Knowing the intentions of this President-elect, I could not in conscience offer a formal prayer at his inauguration. Even in the short term, I could not live in good conscience with what will come within hours. I could not accept a public role in the event of his inauguration nor offer there a public prayer, but I will certainly be praying for this new President and for the nation under his leadership.
I was interviewed about this question by The Wall Street Journal, and the article appears in today's edition of the paper [see here]. From the article:
Some on the right were unhappy as well. R. Albert Mohler Jr., president of the Southern Baptist Theological Seminary, said he wouldn't deliver the invocation for a president who supports abortion rights.

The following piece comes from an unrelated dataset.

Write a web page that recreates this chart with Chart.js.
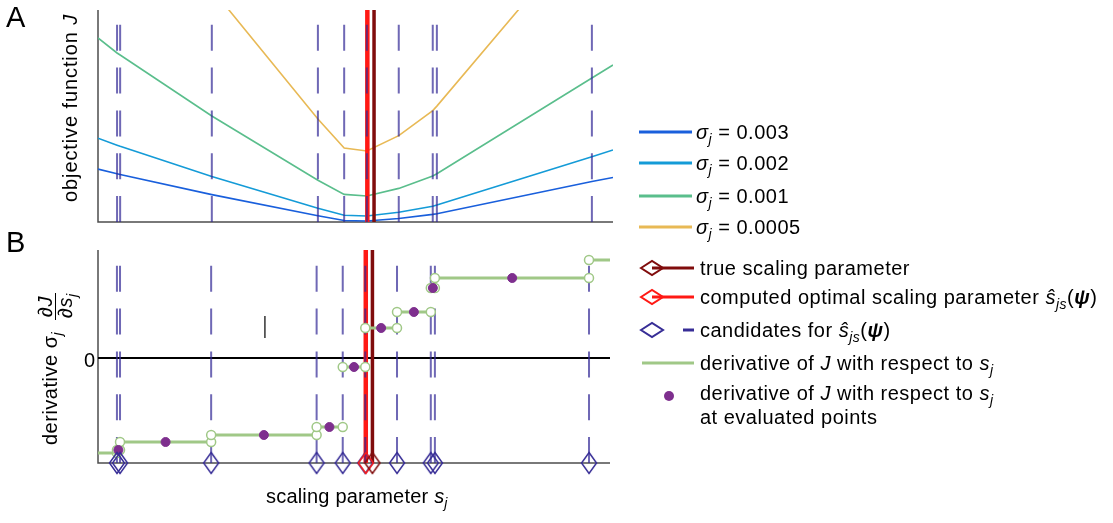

"It certainly doesn't help the pro-life movement to...participate in this kind of public way in the inauguration for one who holds to a very radical pro-abortion position," he said.
Late on Thursday, Rick Warren released this statement:
"I commend President-elect Obama for his courage to willingly take enormous heat from his base by inviting someone like me, with whom he doesn’t agree on every issue, to offer the Invocation at his historic Inaugural ceremony.
Hopefully individuals passionately expressing opinions from the left and the right will recognize that both of us have shown a commitment to model civility in America.
The Bible admonishes us to pray for our leaders. I am honored by this opportunity to pray God’s blessing on the office of the President and its current and future inhabitant, asking the Lord to provide wisdom to America’s leaders during this critical time in our nation’s history."